_Given instruction_
Quote all lines below exactly. Images stay out.

_Material shown_
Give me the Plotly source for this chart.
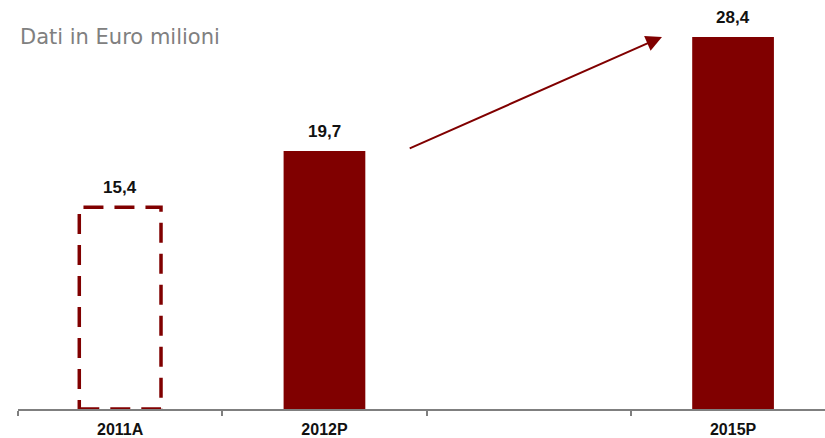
import plotly.graph_objects as go

# Revenue figures (EUR millions): actual 2011, plan 2012 and 2015
categories = ["2011A", "2012P", "2015P"]
slots = [0, 1, 3]            # slot 2 (2013-2014) left empty on the axis
values = [15.4, 19.7, 28.4]
value_labels = ["15,4", "19,7", "28,4"]
is_actual = [True, False, False]

DARK_RED = "#800000"
BAR_W = 0.4

fig = go.Figure()

# Plan years: solid bars; actual year: transparent bar with dashed outline
fig.add_trace(go.Bar(
    x=slots,
    y=values,
    width=BAR_W,
    marker=dict(
        color=["rgba(0,0,0,0)" if a else DARK_RED for a in is_actual],
        line=dict(width=0),
    ),
    hovertemplate="%{y}<extra></extra>",
    showlegend=False,
))

for s, v, a in zip(slots, values, is_actual):
    if a:
        fig.add_shape(
            type="rect", xref="x", yref="y",
            x0=s - BAR_W / 2, x1=s + BAR_W / 2, y0=0, y1=v,
            line=dict(color=DARK_RED, width=3.5, dash="20px,11px"),
            fillcolor="rgba(0,0,0,0)",
        )

# Value labels above each bar
for s, v, t in zip(slots, values, value_labels):
    fig.add_annotation(
        x=s, y=v, text=f"<b>{t}</b>", showarrow=False,
        yanchor="bottom", yshift=8,
        font=dict(family="Liberation Sans, Arial", size=17, color="#111111"),
    )

# Growth arrow from the 2012 level to the 2015 level
fig.add_annotation(
    x=2.652, y=values[2], ax=1.41, ay=values[1] + 0.15,
    xref="x", yref="y", axref="x", ayref="y",
    text="", showarrow=True,
    arrowhead=2, arrowsize=1.6, arrowwidth=2, arrowcolor=DARK_RED,
    standoff=0, startstandoff=0,
)

# Unit note
fig.add_annotation(
    xref="paper", yref="paper", x=0, y=1,
    xanchor="left", yanchor="middle",
    xshift=0, yshift=-27,
    text="Dati in Euro milioni", showarrow=False,
    font=dict(family="DejaVu Sans, Verdana", size=21, color="#808080"),
)

fig.update_layout(
    width=825, height=438,
    margin=dict(l=18, r=0, t=10, b=29),
    paper_bgcolor="white",
    plot_bgcolor="white",
    xaxis=dict(
        range=[-0.5, 3.45],
        tickmode="array",
        tickvals=slots,
        ticktext=[f"<b>{c}</b>" for c in categories],
        ticks="",
        ticklabelstandoff=5,
        showgrid=False,
        zeroline=False,
        showline=True,
        linecolor="#7f7f7f",
        linewidth=1.5,
        tickfont=dict(family="Liberation Sans, Arial", size=16, color="#111111"),
        minor=dict(
            tickmode="array",
            tickvals=[-0.5, 0.5, 1.5, 2.5],
            ticks="outside",
            ticklen=5,
            tickwidth=1.5,
            tickcolor="#7f7f7f",
            showgrid=False,
        ),
        fixedrange=True,
    ),
    yaxis=dict(
        range=[0, 30.46],
        visible=False,
        showgrid=False,
        zeroline=False,
        fixedrange=True,
    ),
)

fig.write_html("out.html")
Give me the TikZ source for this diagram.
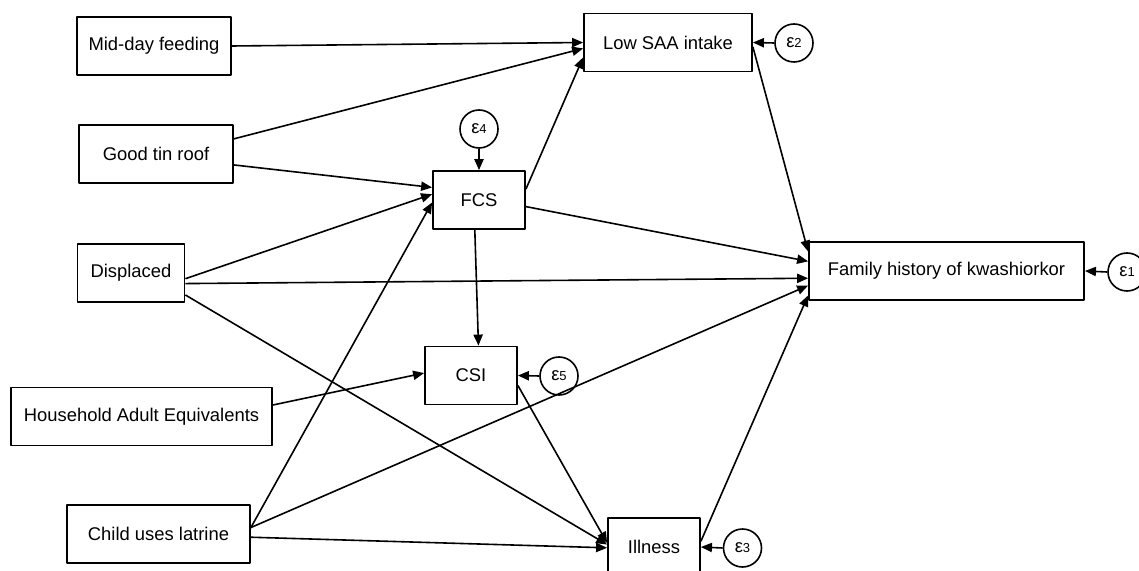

_Response below_
Give me the Plotly source for this chart.
import plotly.graph_objects as go

# Revenue figures (EUR millions): actual 2011, plan 2012 and 2015
categories = ["2011A", "2012P", "2015P"]
slots = [0, 1, 3]            # slot 2 (2013-2014) left empty on the axis
values = [15.4, 19.7, 28.4]
value_labels = ["15,4", "19,7", "28,4"]
is_actual = [True, False, False]

DARK_RED = "#800000"
BAR_W = 0.4

fig = go.Figure()

# Plan years: solid bars; actual year: transparent bar with dashed outline
fig.add_trace(go.Bar(
    x=slots,
    y=values,
    width=BAR_W,
    marker=dict(
        color=["rgba(0,0,0,0)" if a else DARK_RED for a in is_actual],
        line=dict(width=0),
    ),
    hovertemplate="%{y}<extra></extra>",
    showlegend=False,
))

for s, v, a in zip(slots, values, is_actual):
    if a:
        fig.add_shape(
            type="rect", xref="x", yref="y",
            x0=s - BAR_W / 2, x1=s + BAR_W / 2, y0=0, y1=v,
            line=dict(color=DARK_RED, width=3.5, dash="20px,11px"),
            fillcolor="rgba(0,0,0,0)",
        )

# Value labels above each bar
for s, v, t in zip(slots, values, value_labels):
    fig.add_annotation(
        x=s, y=v, text=f"<b>{t}</b>", showarrow=False,
        yanchor="bottom", yshift=8,
        font=dict(family="Liberation Sans, Arial", size=17, color="#111111"),
    )

# Growth arrow from the 2012 level to the 2015 level
fig.add_annotation(
    x=2.652, y=values[2], ax=1.41, ay=values[1] + 0.15,
    xref="x", yref="y", axref="x", ayref="y",
    text="", showarrow=True,
    arrowhead=2, arrowsize=1.6, arrowwidth=2, arrowcolor=DARK_RED,
    standoff=0, startstandoff=0,
)

# Unit note
fig.add_annotation(
    xref="paper", yref="paper", x=0, y=1,
    xanchor="left", yanchor="middle",
    xshift=0, yshift=-27,
    text="Dati in Euro milioni", showarrow=False,
    font=dict(family="DejaVu Sans, Verdana", size=21, color="#808080"),
)

fig.update_layout(
    width=825, height=438,
    margin=dict(l=18, r=0, t=10, b=29),
    paper_bgcolor="white",
    plot_bgcolor="white",
    xaxis=dict(
        range=[-0.5, 3.45],
        tickmode="array",
        tickvals=slots,
        ticktext=[f"<b>{c}</b>" for c in categories],
        ticks="",
        ticklabelstandoff=5,
        showgrid=False,
        zeroline=False,
        showline=True,
        linecolor="#7f7f7f",
        linewidth=1.5,
        tickfont=dict(family="Liberation Sans, Arial", size=16, color="#111111"),
        minor=dict(
            tickmode="array",
            tickvals=[-0.5, 0.5, 1.5, 2.5],
            ticks="outside",
            ticklen=5,
            tickwidth=1.5,
            tickcolor="#7f7f7f",
            showgrid=False,
        ),
        fixedrange=True,
    ),
    yaxis=dict(
        range=[0, 30.46],
        visible=False,
        showgrid=False,
        zeroline=False,
        fixedrange=True,
    ),
)

fig.write_html("out.html")
Give me the TikZ source for this diagram.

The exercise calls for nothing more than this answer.